2.2. Hypothesis development
In the context of live streaming, perceived anthropomorphism refers to the extent
to which viewers attribute human-like characteristics, emotions, and intentions to a
virtual streamer, treating it as a social entity rather than a mere technological tool. The
positive impact of perceived anthropomorphism on both privacy disclosure risk and
intrusiveness risk is rationalized by a synergistic mechanism between the Uncanny Valley
effect and Psychological Reactance Theory.
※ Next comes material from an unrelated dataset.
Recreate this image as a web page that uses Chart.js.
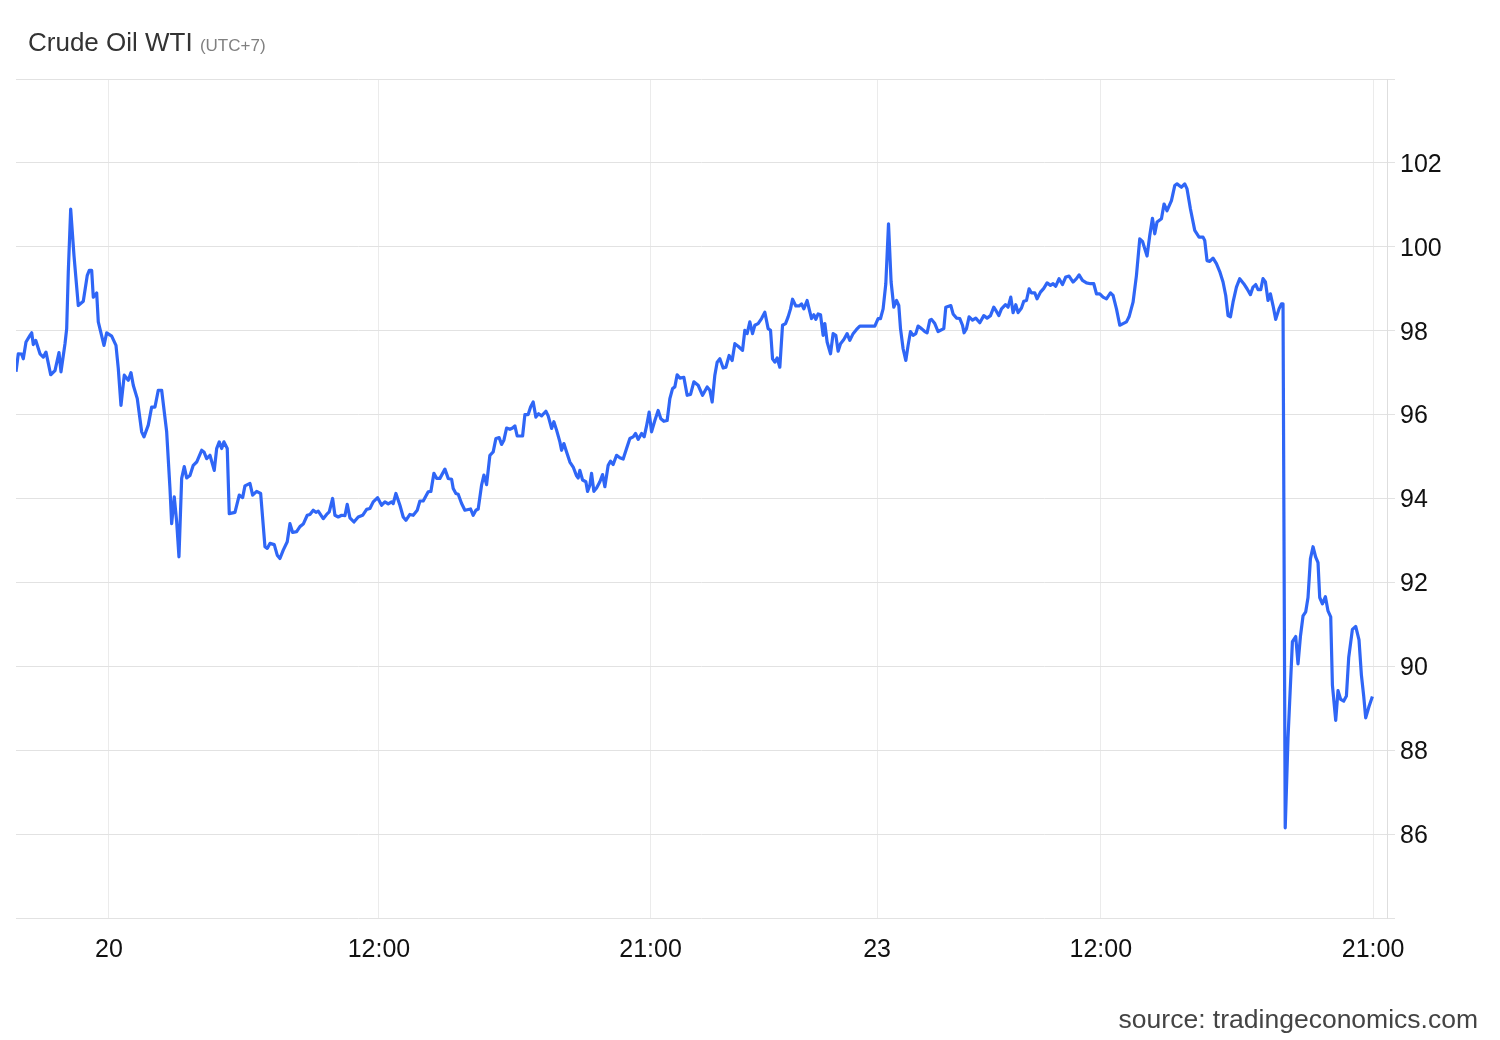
<!DOCTYPE html>
<html>
<head>
<meta charset="utf-8">
<script src="https://cdn.jsdelivr.net/npm/chart.js@4.4.0/dist/chart.umd.min.js"></script>
<style>
  body { margin: 0; background: #fff; }
  #wrap { position: relative; width: 1500px; height: 1040px; font-family: "Liberation Sans", Arial, sans-serif; }
  #title { position: absolute; left: 28px; top: 29px; font-size: 26px; line-height: 26px; color: #333; white-space: nowrap; }
  #title span { font-size: 17px; color: #808080; }
  #source { position: absolute; right: 22px; top: 1006px; font-size: 26.5px; line-height: 26px; color: #444; white-space: nowrap; }
  canvas { position: absolute; left: 0; top: 0; }
</style>
</head>
<body>
<div id="wrap">
  <canvas id="chart" width="1500" height="1040"></canvas>
  <div id="title">Crude Oil WTI <span>(UTC+7)</span></div>
  <div id="source">source: tradingeconomics.com</div>
</div>
<script>
// time slot along the (trading-time) x axis
const slot = [
  0, 2.3, 5.7, 7.3, 10, 14, 15.7, 17.3, 19.7, 24, 27.3, 30, 34.7, 39, 43, 45, 49, 50.7, 52.3, 54.7,
  58, 62.3, 67.3, 71.3, 73.3, 75.7, 77.3, 80.7, 82.3, 88, 90.7, 95.7, 100, 102.3, 105, 108.3, 112.3, 115, 117.3, 121.3,
  125.7, 128, 132.3, 135.7, 139, 142.3, 145.7, 150.7, 154, 155.7, 158.3, 160.7, 163, 165.7, 168.3, 170.7, 174, 177.3, 180.7, 185.7,
  188, 190.7, 194, 198.3, 200.7, 203.3, 205.7, 208, 211.3, 213.3, 219, 223.3, 226.7, 229, 234, 236.7, 240.7, 244.7, 249, 251.3,
  254, 258.3, 261.3, 264, 267.3, 271.3, 274, 276.7, 280.7, 284, 287.3, 291.3, 294, 297.3, 300, 302.3, 307.3, 310.7, 313.3, 316.7,
  319, 322.3, 325.7, 329, 331.3, 334, 338, 342.3, 346.7, 350.7, 354, 357.3, 361.7, 365.7, 369, 372.3, 375.7, 377.3, 380, 384,
  387.3, 390, 394, 397.3, 401.3, 404, 407.3, 412.3, 415, 418, 420.7, 424, 429, 432.3, 435.7, 437.3, 440, 442.3, 445.7, 449,
  454.7, 457.3, 460, 462.3, 465.7, 468, 470.7, 474, 477.3, 480, 483.3, 485.7, 488, 490.7, 494, 496.7, 499, 501.3, 506.7, 509,
  512.3, 514.7, 517.3, 520, 522.7, 525.7, 530, 532.3, 535.7, 538, 540.7, 544, 545.7, 548, 550.7, 554, 557.3, 560.7, 562.3, 564,
  566.7, 570, 571.7, 574, 575.7, 578, 580.7, 584, 586.7, 589, 592.3, 594.7, 597.3, 600.7, 604, 607.3, 610.7, 614, 617.3, 619.7,
  622.3, 625.7, 628.3, 630.7, 633.3, 635.7, 639, 642.3, 645, 648, 651.3, 654, 656.7, 659, 661.3, 664, 668, 671.3, 674.7, 678,
  682.3, 686.7, 691.3, 694, 696.3, 699, 701.3, 704, 707.3, 710, 713.3, 716.3, 719, 722.3, 726.7, 729, 731.3, 734, 736.7, 739,
  742.3, 745.7, 749, 752.3, 754.7, 756.7, 759, 761.3, 764, 766.7, 769.7, 772.3, 774.7, 776.7, 780, 783.3, 785.7, 788, 791.3, 793.3,
  795.7, 798, 800, 802.3, 804.7, 807.3, 809, 811.3, 814.7, 817.3, 820, 822.3, 824.7, 828, 831.3, 834, 837.3, 840.7, 844, 859,
  862.3, 864.7, 867.3, 870, 872.7, 875.3, 878, 880.7, 883, 884.7, 887.3, 890, 892.3, 894.7, 897.3, 900, 902.3, 905.7, 909, 911.3,
  914, 915.7, 919, 922.3, 928, 930, 935, 937.3, 940.7, 944, 946.7, 948.3, 950.7, 953.3, 956.7, 960, 964, 968, 971.3, 974.7,
  978, 980.7, 983, 985.7, 989.7, 992.3, 995, 997.3, 1000, 1002.3, 1005.7, 1008, 1010.7, 1013.3, 1015.7, 1019, 1021.3, 1024.7, 1028, 1031.3,
  1034.7, 1037.3, 1040, 1043.3, 1046.7, 1050, 1053.3, 1057.3, 1060.7, 1063.3, 1066.7, 1070.7, 1074.7, 1078, 1080.7, 1084, 1087.3, 1090.7, 1094.7, 1097.3,
  1100.7, 1104, 1107.3, 1110.7, 1113.3, 1117.3, 1120.7, 1124, 1126.7, 1131.3, 1134, 1136.7, 1139, 1141.3, 1145.7, 1148.3, 1151.3, 1155.7, 1159, 1161.3,
  1165.7, 1169, 1171.3, 1174.7, 1179, 1183.3, 1187.3, 1189, 1191.3, 1194, 1197.3, 1200.7, 1204, 1207.3, 1210, 1212.3, 1214.7, 1217.3, 1220.7, 1224,
  1228, 1231.3, 1234.7, 1237.3, 1240, 1242.3, 1245, 1247.3, 1249.7, 1252.3, 1254.7, 1257.3, 1260, 1263.3, 1265.7, 1267.3, 1269.5, 1272.3, 1276.7, 1280,
  1282.3, 1284.7, 1287.3, 1290, 1292.3, 1294.7, 1297.3, 1300, 1302.3, 1304, 1306.7, 1309.7, 1312.3, 1315, 1316.7, 1320, 1322.3, 1325, 1328, 1330.7,
  1333, 1336.7, 1340, 1343.3, 1345.7, 1348, 1350, 1353.3, 1356.7
];

// USD per barrel
const price = [
  97.02, 97.45, 97.44, 97.33, 97.73, 97.89, 97.95, 97.67, 97.77, 97.45, 97.37, 97.49, 96.95, 97.05, 97.48, 97.02, 97.69, 98.05, 99.40, 100.90,
  99.79, 98.60, 98.70, 99.32, 99.44, 99.44, 98.80, 98.90, 98.21, 97.65, 97.95, 97.87, 97.65, 97.10, 96.22, 96.94, 96.82, 97.00, 96.70, 96.38,
  95.59, 95.47, 95.75, 96.18, 96.18, 96.58, 96.58, 95.59, 94.24, 93.40, 94.04, 93.45, 92.61, 94.48, 94.76, 94.49, 94.55, 94.79, 94.87, 95.15,
  95.11, 94.95, 95.03, 94.67, 95.19, 95.35, 95.19, 95.35, 95.19, 93.64, 93.67, 94.08, 94.02, 94.30, 94.36, 94.08, 94.17, 94.12, 92.85, 92.81,
  92.93, 92.90, 92.65, 92.57, 92.77, 92.97, 93.40, 93.19, 93.21, 93.33, 93.39, 93.60, 93.62, 93.72, 93.67, 93.70, 93.52, 93.62, 93.68, 94.00,
  93.60, 93.56, 93.60, 93.59, 93.86, 93.54, 93.44, 93.56, 93.60, 93.74, 93.76, 93.92, 94.02, 93.84, 93.92, 93.87, 93.92, 93.88, 94.12, 93.84,
  93.56, 93.48, 93.62, 93.60, 93.72, 93.94, 93.94, 94.16, 94.17, 94.60, 94.48, 94.48, 94.70, 94.48, 94.46, 94.24, 94.12, 94.10, 93.88, 93.72,
  93.75, 93.60, 93.72, 93.75, 94.32, 94.56, 94.33, 95.03, 95.11, 95.43, 95.45, 95.29, 95.39, 95.68, 95.65, 95.68, 95.73, 95.49, 95.49, 96.00,
  96.00, 96.18, 96.30, 95.94, 96.02, 95.97, 96.08, 95.97, 95.67, 95.83, 95.63, 95.35, 95.15, 95.31, 95.11, 94.87, 94.75, 94.54, 94.49, 94.67,
  94.44, 94.40, 94.17, 94.32, 94.60, 94.17, 94.25, 94.40, 94.57, 94.28, 94.79, 94.89, 94.81, 95.03, 94.97, 94.94, 95.19, 95.43, 95.47, 95.55,
  95.41, 95.55, 95.47, 95.73, 96.06, 95.59, 95.86, 96.10, 95.90, 95.84, 95.86, 96.38, 96.62, 96.66, 96.95, 96.87, 96.89, 96.46, 96.48, 96.78,
  96.70, 96.46, 96.66, 96.58, 96.30, 96.94, 97.25, 97.33, 97.11, 97.13, 97.41, 97.29, 97.69, 97.63, 97.53, 98.01, 97.93, 98.21, 97.93, 98.13,
  98.17, 98.29, 98.44, 98.05, 98.01, 97.33, 97.25, 97.35, 97.13, 98.13, 98.17, 98.33, 98.52, 98.75, 98.59, 98.59, 98.64, 98.52, 98.72, 98.52,
  98.29, 98.38, 98.27, 98.40, 98.38, 97.89, 98.17, 97.73, 97.45, 97.93, 97.89, 97.51, 97.69, 97.79, 97.93, 97.77, 97.93, 98.03, 98.11, 98.11,
  98.29, 98.29, 98.52, 99.12, 100.55, 99.16, 98.56, 98.72, 98.60, 98.05, 97.57, 97.29, 97.65, 97.98, 97.89, 97.93, 98.11, 98.05, 97.98, 97.95,
  98.25, 98.27, 98.17, 97.98, 98.05, 98.56, 98.60, 98.40, 98.30, 98.29, 98.13, 97.95, 98.05, 98.33, 98.25, 98.30, 98.19, 98.36, 98.30, 98.36,
  98.56, 98.46, 98.36, 98.52, 98.62, 98.56, 98.80, 98.43, 98.62, 98.43, 98.54, 98.70, 98.72, 99.00, 98.90, 98.90, 98.76, 98.92, 99.01, 99.14,
  99.08, 99.12, 99.06, 99.24, 99.10, 99.28, 99.30, 99.16, 99.24, 99.33, 99.20, 99.14, 99.12, 99.12, 98.88, 98.88, 98.80, 98.76, 98.90, 98.84,
  98.52, 98.13, 98.17, 98.21, 98.33, 98.68, 99.32, 100.19, 100.13, 99.78, 100.27, 100.68, 100.31, 100.59, 100.67, 101.02, 100.86, 101.10, 101.46, 101.50,
  101.42, 101.50, 101.38, 100.90, 100.39, 100.23, 100.23, 100.15, 99.67, 99.65, 99.73, 99.60, 99.41, 99.16, 98.84, 98.36, 98.33, 98.68, 99.04, 99.24,
  99.12, 99.00, 98.86, 99.04, 99.10, 98.98, 98.98, 99.24, 99.16, 98.72, 98.88, 98.60, 98.27, 98.52, 98.64, 98.64, 86.15, 88.29, 90.59, 90.71,
  90.06, 90.71, 91.20, 91.30, 91.64, 92.56, 92.85, 92.60, 92.47, 91.64, 91.49, 91.66, 91.32, 91.18, 89.55, 88.71, 89.42, 89.21, 89.17, 89.29,
  90.21, 90.88, 90.95, 90.63, 89.79, 89.29, 88.77, 89.04, 89.28
];

const xTickSlots = [93, 363, 634.7, 861.3, 1085, 1357.3];
const xTickLabels = ['20', '12:00', '21:00', '23', '12:00', '21:00'];
const yLabelled = [86, 88, 90, 92, 94, 96, 98, 100, 102];

Chart.defaults.font.family = '"Liberation Sans", Arial, sans-serif';

const ctx = document.querySelector('#chart').getContext('2d');

new Chart(ctx, {
    type: 'line',
    data: {
        datasets: [{
            data: slot.map((x, i) => ({ x: x, y: price[i] })),
            borderColor: '#2f66f6',
            borderWidth: 3.2,
            pointRadius: 0,
            tension: 0,
            borderJoinStyle: 'round'
        }]
    },
    options: {
        responsive: false,
        animation: false,
        layout: { padding: { left: 16, top: 79, right: 0, bottom: 0 } },
        plugins: {
            legend: { display: false },
            tooltip: { enabled: false }
        },
        scales: {
            x: {
                type: 'linear',
                min: 0,
                max: 1371.3,
                afterBuildTicks: (scale) => {
                    scale.ticks = xTickSlots.map(v => ({ value: v }));
                },
                afterFit: (scale) => { scale.height = 122; },
                grid: { color: '#ebebeb', drawTicks: false },
                border: { display: false },
                ticks: {
                    autoSkip: false,
                    maxRotation: 0,
                    padding: 17,
                    color: '#111',
                    font: { size: 25 },
                    callback: (v, i) => xTickLabels[i]
                }
            },
            y: {
                position: 'right',
                min: 84,
                max: 104,
                afterFit: (scale) => { scale.width = 113; },
                grid: { color: '#e2e2e2', tickLength: 8 },
                border: { color: '#dedede' },
                ticks: {
                    stepSize: 2,
                    padding: 5,
                    labelOffset: 2,
                    color: '#111',
                    font: { size: 25 },
                    callback: (v) => yLabelled.includes(v) ? v : ''
                }
            }
        }
    }
});
</script>
</body>
</html>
According to the Uncanny Valley framework, as virtual streamers achieve high levels
of anthropomorphism without attaining perfect human realism, they engender a state of
ontological ambiguity (Ahn et al., 2022). This ambiguity disrupts the viewer’s ability to
categorize the agent, creating a dissonance where the streamer appears disturbingly
intelligent yet lacks genuine consciousness. Consequently, human-like cues such as a
direct gaze or empathetic responses are not perceived as benevolent social signals, but
rather as forms of deceptive surveillance by an opaque entity (Kim et al., 2024). This
perception of deceptive monitoring directly triggers the defensive mechanisms described
by Psychological Reactance Theory. PRT posits that individuals experience a state of
motivational arousal when they perceive a threat to their behavioral freedom or
autonomy. In this case, the "uncanny" social presence of the streamer imposes a
psychological burden of being watched, which viewers interpret as a threat to their
anonymity and control over the interaction (Aw et al., 2024). Because the observer is an
ambiguous, quasi-human entity, the perceived threat is amplified, compelling users to
react defensively to restore their personal boundaries. This reactance manifests in two
distinct risk perceptions. First, users classify the persistent interaction as a violation of
their private space (Pizzi et al., 2023), leading to intrusiveness risk, defined as a
psychological barrier arising when individuals perceive an unwanted encroachment on
their personal space, time, or cognitive resources (Jiang et al., 2013). Second, fearing that
this unpredictable entity harbors hidden motives for data collection, users perceive a
heightened privacy disclosure risk, which is the threat of personal data being exposed,
misused, or accessed without authorization (Shao & Ho, 2025; Liu et al., 2025).